Au final, l’ensemble paraît déséquilibré : si le domaine tragique est bien maîtrisé, les connaissances manquent parfois du point de vue de la dimension rhétorique et judiciaire. L’article d’Encinas Reguero aurait bénéficié de la lecture de l’ouvrage L’utilisation de l’histoire par les orateurs attiques de Michel Nouhaud (1982), qui lui aurait permis de renforcer ses propositions et de s’ouvrir aux exemples développés pour souligner par contraste les différences avec la situation des protagonistes (à peine effleurés). En ce qui concerne la contribution de Quijada Sagredo, les tirades du messager ou des autres personnages ne peuvent être comparés à des témoins judiciaires (ce qui oblige l’auteure à sur-traduire παρών en « witnessed », 93) : dans les discours judiciaires, les dépositions ne sont qu’une confirmation des paroles de l’orateur et n’apportent aucune information supplémentaire, au contraire du récit riche en détails du messager ou de Darius. C’est plutôt du côté des stichomythies qu’il aurait fallu se tourner, en reprenant la question de l’interrogatoire des témoins, lequel n’existe plus à l’époque d’Aristote mais pouvait avoir lieu au V e siècle. Enfin, le fragment 3 de Chérémon est très justement rapproché par Xanthaki-Karamanou du Contre Nééra d’Apollodore, mais il aurait été judicieux de le mettre en parallèle avec les déclarations récurrentes des plaignants visant à montrer qu’ils ne sont pas responsables du procès en cours (rapprochement valable aussi pour le fragment reprenant les Phéniciennes d’Euripide : voir 236-237). Dans la même pièce, Agamemnon est comparable à un arbitre privé, tout comme Jocaste dans les Phéniciennes, qui n’a que peu à voir avec un juge (232). Dans la Médée de Carcinos, le passage très intéressant dans lequel Jason demande à sa femme de faire venir ses enfants pour prouver qu’elle ne les a pas tués fait écho à certaines situations où des plaignants ont produit des individus supposément morts.4 Passées ces difficultés, les études des pièces sont pour la plupart bien menées et pourront être utiles aux chercheurs travaillant sur le théâtre antique.
Authors and titles
Ruth Scodel, « Mind-Reading, Rhetoric, and Antigone » (23–41)

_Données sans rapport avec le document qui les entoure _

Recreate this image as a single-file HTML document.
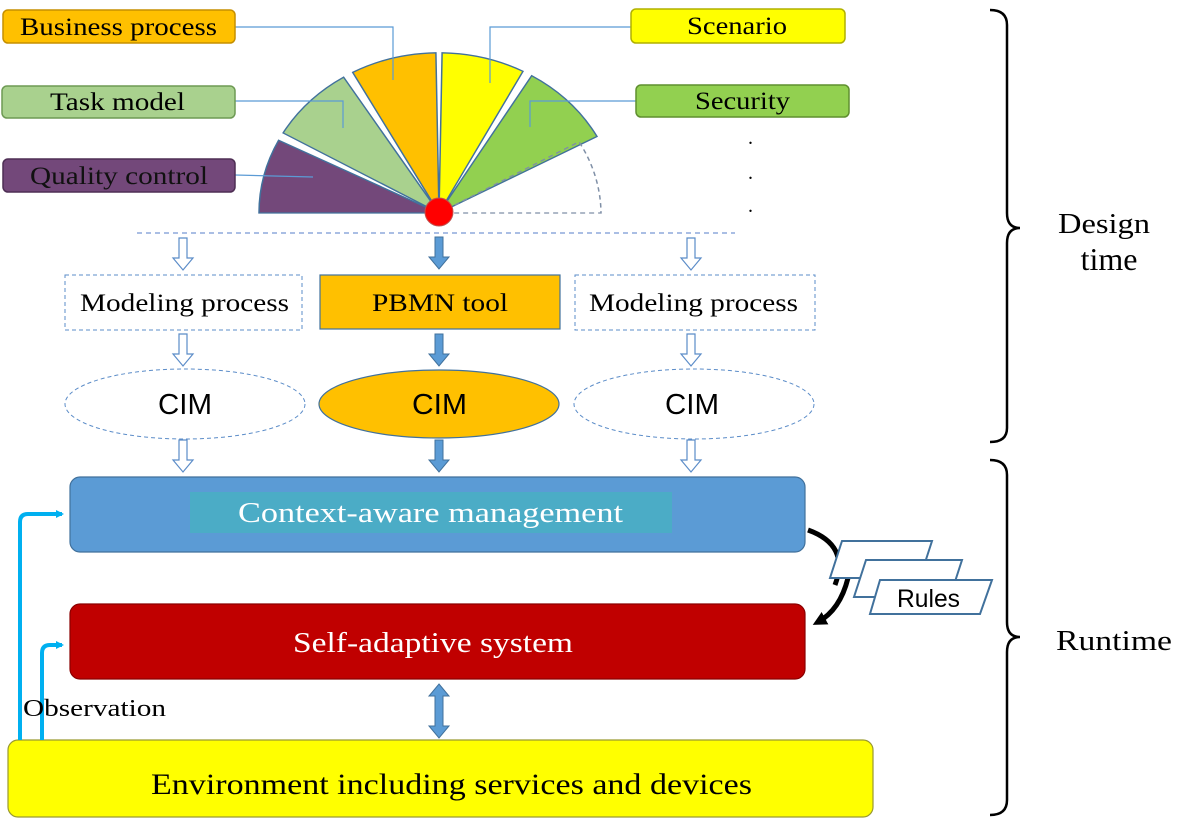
<!DOCTYPE html>
<html><head><meta charset="utf-8"><style>
body{margin:0;background:#fff;}
svg text{font-family:"Liberation Serif",serif;}
svg text.s{font-family:"Liberation Sans",sans-serif;}
</style></head><body>
<svg width="1200" height="822" viewBox="0 0 1200 822" xmlns="http://www.w3.org/2000/svg">
<defs>
<marker id="ah" markerWidth="8" markerHeight="8" refX="6" refY="4" orient="auto" markerUnits="userSpaceOnUse"><path d="M0,0 L8,4 L0,8 z" fill="#00B0F0"/></marker>
<marker id="bk" markerWidth="14" markerHeight="14" refX="8" refY="7" orient="auto" markerUnits="userSpaceOnUse"><path d="M0,0 L14,7 L0,14 z" fill="#000"/></marker>
<g id="hollow"><path d="M-4,0 h8 v20 h6 l-10,12 l-10,-12 h6 z" fill="#fff" stroke="#5B8CC8" stroke-width="1.2"/></g>
<g id="solid"><path d="M-4,0 h8 v20 h6 l-10,12 l-10,-12 h6 z" fill="#5B9BD5" stroke="#41719C" stroke-width="1"/></g>
</defs>

<g transform="translate(439,213) scale(1,0.89)" stroke="#41719C" stroke-width="1.5">
<path d="M0,0 L-180,0 A180,180 0 0 1 -160.4,-81.7 Z" fill="#73487A"/>
<path d="M0,0 L-155.9,-90 A180,180 0 0 1 -95.4,-152.6 Z" fill="#A9D18E"/>
<path d="M0,0 L-86.3,-158 A180,180 0 0 1 -3.1,-180 Z" fill="#FFC000"/>
<path d="M0,0 L3.1,-180 A180,180 0 0 1 84,-159.2 Z" fill="#FFFF00"/>
<path d="M0,0 L92.7,-154.3 A180,180 0 0 1 158,-86 Z" fill="#92D050"/>
<path d="M0,0 L140,-80 A162,162 0 0 1 162,0 Z" fill="none" stroke-dasharray="5,4" stroke="#7F8FA6"/>
</g>
<g stroke="#5B9BD5" stroke-width="1.2" fill="none">
<polyline points="235,27 393,27 393,80"/>
<polyline points="235,101 343,101 343,128"/>
<polyline points="235,175 313,177"/>
<polyline points="631,27 490,27 490,83"/>
<polyline points="636,101 530,101 530,127"/>
</g>
<circle cx="439" cy="212" r="14" fill="#FF0000" stroke="#C0504D"/>

<g font-size="25">
<rect x="3" y="10" width="232" height="33" rx="5" fill="#FFC000" stroke="#C58F00" stroke-width="1.5"/>
<text x="20" y="35" textLength="197" lengthAdjust="spacingAndGlyphs">Business process</text>
<rect x="2" y="86" width="233" height="32" rx="5" fill="#A9D18E" stroke="#6E9A54" stroke-width="1.5"/>
<text x="50" y="110" textLength="135" lengthAdjust="spacingAndGlyphs">Task model</text>
<rect x="3" y="159" width="232" height="33" rx="5" fill="#73487A" stroke="#4E2E54" stroke-width="1.5"/>
<text x="30" y="184" fill="#111" textLength="178" lengthAdjust="spacingAndGlyphs">Quality control</text>
<rect x="631" y="9" width="214" height="34" rx="5" fill="#FFFF00" stroke="#B0B000" stroke-width="1.5"/>
<text x="687" y="34" textLength="100" lengthAdjust="spacingAndGlyphs">Scenario</text>
<rect x="636" y="85" width="213" height="32" rx="5" fill="#92D050" stroke="#5F8F2F" stroke-width="1.5"/>
<text x="695" y="109" textLength="95" lengthAdjust="spacingAndGlyphs">Security</text>
</g>
<g font-size="20"><text x="748" y="144">.</text><text x="748" y="179">.</text><text x="748" y="212">.</text></g>

<line x1="137" y1="233" x2="735" y2="233" stroke="#8EA9DB" stroke-width="1.5" stroke-dasharray="5,4"/>

<use href="#hollow" x="183" y="238"/>
<use href="#solid" x="439" y="237"/>
<use href="#hollow" x="691" y="238"/>

<g font-size="25">
<rect x="65" y="275" width="237" height="55" fill="#fff" stroke="#5B8CC8" stroke-dasharray="4,3"/>
<text x="80" y="311" textLength="209" lengthAdjust="spacingAndGlyphs">Modeling process</text>
<rect x="320" y="275" width="240" height="54" fill="#FFC000" stroke="#41719C" stroke-width="1.2"/>
<text x="372" y="311" textLength="136" lengthAdjust="spacingAndGlyphs">PBMN tool</text>
<rect x="575" y="275" width="240" height="55" fill="#fff" stroke="#5B8CC8" stroke-dasharray="4,3"/>
<text x="589" y="311" textLength="209" lengthAdjust="spacingAndGlyphs">Modeling process</text>
</g>

<use href="#hollow" x="183" y="334"/>
<use href="#solid" x="439" y="334"/>
<use href="#hollow" x="691" y="334"/>

<g font-size="29">
<ellipse cx="185" cy="404" rx="120" ry="35" fill="#fff" stroke="#5B8CC8" stroke-dasharray="4,3"/>
<text class="s" x="158" y="414" textLength="54" lengthAdjust="spacingAndGlyphs">CIM</text>
<ellipse cx="439" cy="404" rx="120" ry="34" fill="#FFC000" stroke="#41719C" stroke-width="1.2"/>
<text class="s" x="412" y="414" textLength="55" lengthAdjust="spacingAndGlyphs">CIM</text>
<ellipse cx="694" cy="404" rx="120" ry="35" fill="#fff" stroke="#5B8CC8" stroke-dasharray="4,3"/>
<text class="s" x="665" y="414" textLength="54" lengthAdjust="spacingAndGlyphs">CIM</text>
</g>

<use href="#hollow" x="183" y="440"/>
<use href="#solid" x="439" y="440"/>
<use href="#hollow" x="691" y="440"/>

<rect x="70" y="477" width="735" height="75" rx="10" fill="#5B9BD5" stroke="#41719C" stroke-width="1.2"/>
<rect x="190" y="492" width="482" height="41" fill="#4BACC6"/>
<text x="238" y="522" font-size="29" fill="#fff" textLength="385" lengthAdjust="spacingAndGlyphs">Context-aware management</text>

<rect x="70" y="604" width="735" height="75" rx="10" fill="#C00000" stroke="#8B0000" stroke-width="1.2"/>
<text x="293" y="652" font-size="29" fill="#fff" textLength="280" lengthAdjust="spacingAndGlyphs">Self-adaptive system</text>

<path d="M439,684 l10,12 h-6 v30 h6 l-10,12 l-10,-12 h6 v-30 h-6 z" fill="#5B9BD5" stroke="#41719C"/>

<rect x="8" y="740" width="865" height="77" rx="10" fill="#FFFF00" stroke="#9A9A30" stroke-width="1.2"/>
<text x="151" y="794" font-size="30" textLength="601" lengthAdjust="spacingAndGlyphs">Environment including services and devices</text>

<g stroke="#00B0F0" stroke-width="4" fill="none">
<path d="M20,740 V522 Q20,514 28,514 H62" marker-end="url(#ah)"/>
<path d="M42,740 V653 Q42,645 50,645 H62" marker-end="url(#ah)"/>
</g>
<text x="23" y="716" font-size="24" textLength="143" lengthAdjust="spacingAndGlyphs">Observation</text>

<path d="M808,530 Q850,545 835,585" stroke="#000" stroke-width="5" fill="none"/>
<path d="M848,578 Q840,610 818,622" stroke="#000" stroke-width="5" fill="none" marker-end="url(#bk)"/>
<g fill="#fff" stroke="#41719C" stroke-width="2">
<polygon points="842,541 932,541 920,578 830,578"/>
<polygon points="866,560 962,560 950,597 854,597"/>
<polygon points="880,580 992,580 980,614 870,614"/>
</g>
<text class="s" x="897" y="607" font-size="25" textLength="63" lengthAdjust="spacingAndGlyphs">Rules</text>

<g stroke="#000" stroke-width="2.5" fill="none">
<path d="M990,10 Q1007,10 1007,25 V213 Q1007,228 1020,228 Q1007,228 1007,243 V428 Q1007,442 990,442"/>
<path d="M990,460 Q1007,460 1007,475 V622 Q1007,637 1020,637 Q1007,637 1007,652 V800 Q1007,815 990,815"/>
</g>
<text x="1058" y="233" font-size="28" textLength="92" lengthAdjust="spacingAndGlyphs">Design</text>
<text x="1109" y="270" font-size="32" text-anchor="middle">time</text>
<text x="1056" y="650" font-size="28" textLength="116" lengthAdjust="spacingAndGlyphs">Runtime</text>
</svg>
</body></html>
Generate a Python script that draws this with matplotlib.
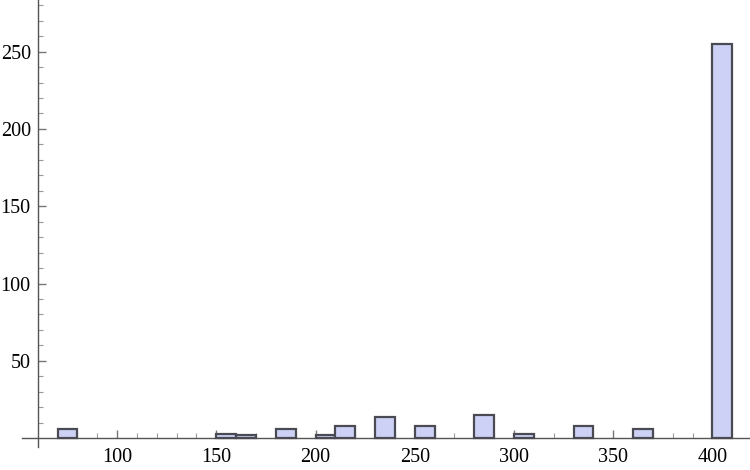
import matplotlib
matplotlib.use("Agg")
import matplotlib.pyplot as plt
from matplotlib.ticker import FixedLocator

# histogram bins (left edges, width 10) and counts
bin_left = [70, 150, 160, 180, 200, 210, 230, 250, 280, 300, 330, 360, 400]
counts = [6, 3, 2, 6, 2, 8, 14, 8, 15, 3, 8, 6, 255]
bin_width = 10

x_major = [100, 150, 200, 250, 300, 350, 400]
y_major = [50, 100, 150, 200, 250]

plt.rcParams['font.family'] = ['Liberation Serif', 'DejaVu Serif']

fig = plt.figure(figsize=(7.5, 4.7), dpi=100)
ax = fig.add_axes([0, 0, 1, 1])

ax.bar(bin_left, counts, width=bin_width, align='edge',
       color='#cdd1f5', edgecolor='#4a4a52', linewidth=1.6, zorder=3)

ax.set_xlim(41.0, 418.9)
ax.set_ylim(-20.6, 283.4)

# Mathematica style axes crossing at (60, 0)
for s in ['top', 'right']:
    ax.spines[s].set_visible(False)
ax.spines['left'].set_position(('data', 60))
ax.spines['bottom'].set_position(('data', 0))
ax.spines['left'].set_bounds(-6, 283.4)
ax.spines['bottom'].set_bounds(52, 418.9)
for s in ['left', 'bottom']:
    ax.spines[s].set_color('#555555')
    ax.spines[s].set_linewidth(1.0)

ax.set_xticks(x_major)
ax.set_yticks(y_major)
ax.xaxis.set_minor_locator(FixedLocator(
    [v for v in range(70, 420, 10) if v not in x_major]))
ax.yaxis.set_minor_locator(FixedLocator(
    [v for v in range(10, 290, 10) if v not in y_major]))

ax.tick_params(which='major', direction='in', length=6, width=1.0,
               color='#777777', labelsize=14.5, labelcolor='black')
ax.tick_params(which='minor', direction='in', length=3.5, width=0.8,
               color='#999999')
ax.tick_params(axis='x', which='major', pad=7)
ax.tick_params(axis='y', which='major', pad=5)

fig.savefig('out.png', dpi=100)
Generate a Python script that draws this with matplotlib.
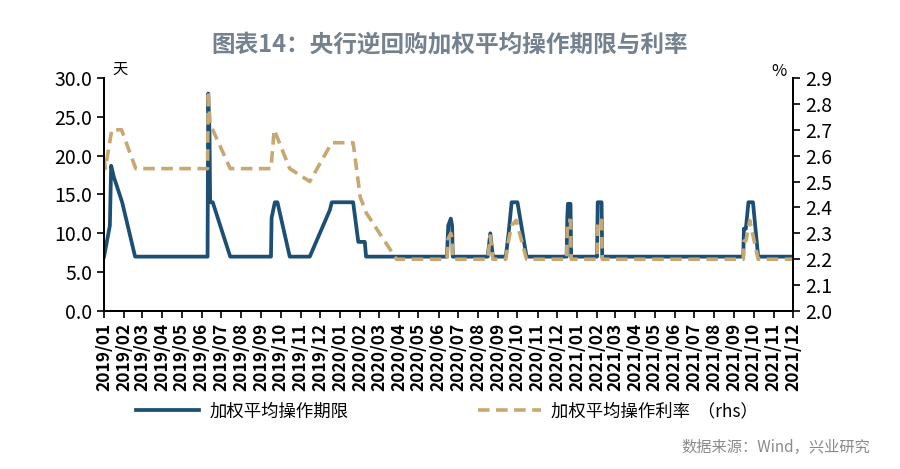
import matplotlib
matplotlib.use('Agg')
import matplotlib.pyplot as plt
import pandas as pd

plt.rcParams['font.family'] = ['Noto Sans CJK SC', 'DejaVu Sans']

# 加权平均操作期限（天）
term_dates = ['2019-01-01', '2019-01-10', '2019-01-12', '2019-01-16', '2019-01-29', '2019-02-18',
              '2019-06-10', '2019-06-11', '2019-06-13', '2019-06-14', '2019-06-18', '2019-07-15',
              '2019-09-16', '2019-09-17', '2019-09-22', '2019-09-26', '2019-10-15',
              '2019-11-15', '2019-12-16', '2019-12-19', '2020-01-21', '2020-01-29', '2020-02-08', '2020-02-10',
              '2020-06-14', '2020-06-16', '2020-06-20', '2020-06-22', '2020-06-23',
              '2020-08-16', '2020-08-20', '2020-08-24',
              '2020-09-13', '2020-09-17', '2020-09-22', '2020-10-01', '2020-10-15',
              '2020-12-16', '2020-12-17', '2020-12-18', '2020-12-22', '2020-12-23',
              '2021-02-01', '2021-02-02', '2021-02-08', '2021-02-09',
              '2021-09-15', '2021-09-16', '2021-09-19', '2021-09-23', '2021-09-30', '2021-10-08',
              '2021-12-01']
term_vals = [7, 11, 18.7, 17.3, 14, 7,
             7, 28, 23, 14, 14, 7,
             7, 12, 14, 14, 7,
             7, 13, 14, 14, 8.9, 8.9, 7,
             7, 11, 11.9, 11, 7,
             7, 10, 7,
             7, 9.8, 14, 14, 7,
             7, 12, 13.8, 13.8, 7,
             7, 14, 14, 7,
             7, 10.6, 10.6, 14, 14, 7,
             7]

# 加权平均操作利率（%，右轴）
rate_dates = ['2019-01-01', '2019-01-03', '2019-01-13', '2019-01-28', '2019-02-19',
              '2019-06-10', '2019-06-11', '2019-06-14', '2019-06-18', '2019-07-15',
              '2019-09-16', '2019-09-21', '2019-10-15', '2019-11-15',
              '2019-12-19', '2020-01-21', '2020-02-01', '2020-02-10', '2020-03-28',
              '2020-06-14', '2020-06-16', '2020-06-20', '2020-06-22', '2020-06-23',
              '2020-08-16', '2020-08-20', '2020-08-24',
              '2020-09-13', '2020-09-17', '2020-09-22', '2020-09-29', '2020-10-15',
              '2020-12-16', '2020-12-17', '2020-12-18', '2020-12-22', '2020-12-23',
              '2021-02-01', '2021-02-02', '2021-02-08', '2021-02-09',
              '2021-09-15', '2021-09-16', '2021-09-19', '2021-09-25', '2021-10-08',
              '2021-12-01']
rate_vals = [2.59, 2.55, 2.70, 2.70, 2.55,
             2.55, 2.85, 2.72, 2.70, 2.55,
             2.55, 2.70, 2.55, 2.50,
             2.65, 2.65, 2.44, 2.38, 2.20,
             2.20, 2.28, 2.30, 2.28, 2.20,
             2.20, 2.29, 2.20,
             2.20, 2.27, 2.33, 2.35, 2.20,
             2.20, 2.33, 2.35, 2.35, 2.20,
             2.20, 2.35, 2.35, 2.20,
             2.20, 2.27, 2.27, 2.35, 2.20,
             2.20]

left_ticks = [0, 5, 10, 15, 20, 25, 30]
right_ticks = [2.0, 2.1, 2.2, 2.3, 2.4, 2.5, 2.6, 2.7, 2.8, 2.9]
month_ticks = pd.date_range('2019-01-01', '2021-12-01', freq='MS')

blue = '#1d4e74'
tan = '#c6a872'

fig = plt.figure(figsize=(9, 4.69), dpi=100)
ax = fig.add_axes([0.1156, 0.3369, 0.7656, 0.4968])
ax2 = ax.twinx()

l1, = ax.plot(pd.to_datetime(term_dates), term_vals, color=blue, lw=2.7)
l2, = ax2.plot(pd.to_datetime(rate_dates), rate_vals, color=tan, lw=2.6, ls=(0, (3.2, 1.8)))

ax.set_xlim(month_ticks[0], month_ticks[-1])
ax.set_ylim(0, 30)
ax.set_yticks(left_ticks)
ax.set_yticklabels([f'{v:.1f}' for v in left_ticks], fontsize=14)
ax2.set_ylim(2.0, 2.9)
ax2.set_yticks(right_ticks)
ax2.set_yticklabels([f'{v:.1f}' for v in right_ticks], fontsize=14)

ax.set_xticks(month_ticks)
ax.set_xticklabels([d.strftime('%Y/%m') for d in month_ticks], rotation=90, fontsize=12.5,
                   fontweight='bold')

for a in (ax, ax2):
    a.spines['top'].set_visible(False)
    for s in a.spines.values():
        s.set_linewidth(1.3)
    a.tick_params(length=5, width=1.2, color='black', direction='out')

ax.text(0.012, 1.0, '天', transform=ax.transAxes, fontsize=11, va='bottom', ha='left')
ax2.text(0.99, 0.99, '%', transform=ax2.transAxes, fontsize=12, va='bottom', ha='right')

fig.text(0.5, 0.905, '图表14：央行逆回购加权平均操作期限与利率', ha='center', va='center',
         fontsize=17, color='#74828f', fontweight='bold')

fig.legend([l1, l2], ['加权平均操作期限', '加权平均操作利率  （rhs）'], loc='center',
           bbox_to_anchor=(0.497, 0.123), ncol=2, frameon=False,
           prop={'size': 12.5}, columnspacing=7.5, handlelength=3.6, handletextpad=0.6)

fig.text(0.967, 0.047, '数据来源：Wind，兴业研究', ha='right', va='center', fontsize=11, color='#8a8a8a')

fig.savefig('out.png', dpi=100)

M. Carmen Encinas Reguero, « The Paradeigma : Rhetorical Theory and Dramatic Practice in Classical Athens » (43–76)
Milagros Quijada Sagredo, « Approaching Tragic Structure to Judicial Procedure: Aeschylus’s Persians » (77–101)
Maria do Céu Fialho, « Rhetoric and Crisis in Euripides, Iphigeneia at Aulis » (103–116)
José Antonio Fernández Delgado et Francisca Pordomingo, « Ekphrasis, Hesiodic Hypotext and Foretelling in the First Stasimon of Euripides’ Electra » (117–136)
Francesco De Martino, « Ekphrasis and Comedy: The prosopa » (137–159)
Ioanna Karamanou, « Fragments of Euripidean Rhetoric: The Trial-Debate in Euripides’ Alexandros » (161–176)
Maria de Fátima Silva, « The “Boastful” Bellerophon: The Rhetoric in an Euripides’ lost Play » (177–212)
Georgia Xanthaki-Karamanou, « Dramatic Debates in Post-Classical Tragedy: Additional Remarks » (213–240)
Lorna Hardwick, « Transformation through Performance: Theatre Conventions, Reason, Emotion and Conscience » (241–264)
Notes
1. Voir par exemple Victor Bers, « Tragedy and Rhetoric », dans Ian Worthington (éd.), Persuasion: Greek Rhetoric in Action, London/New York, 1994, pp. 176–195 ; Edward M. Harris, Delfim F. Leão et P. J. Rhodes, Law and Drama in Ancient Greece, London, 2010.
2. On notera : « persuasiv e » (58), « suggests » plutôt que « suggest » (100), « ellaboration » (107), « agains » (108), « Agamenon » (109), « closelly » (111), χοροὺς plutôt que χορούς (135), « the private and public of sphere of action » (176), « Achiles » (214), « betwen » (232), « c’est fair voir » (266).
3. Voir dernièrement Steven Johnstone, A History of Trust in Ancient Greece, Chicago/London, 2011, chap. 8, après l’article de Victor Bers déjà cité (n. 1).
4. Voir en particulier Isocrate, Contre Callimachos (XVIII), 52–54.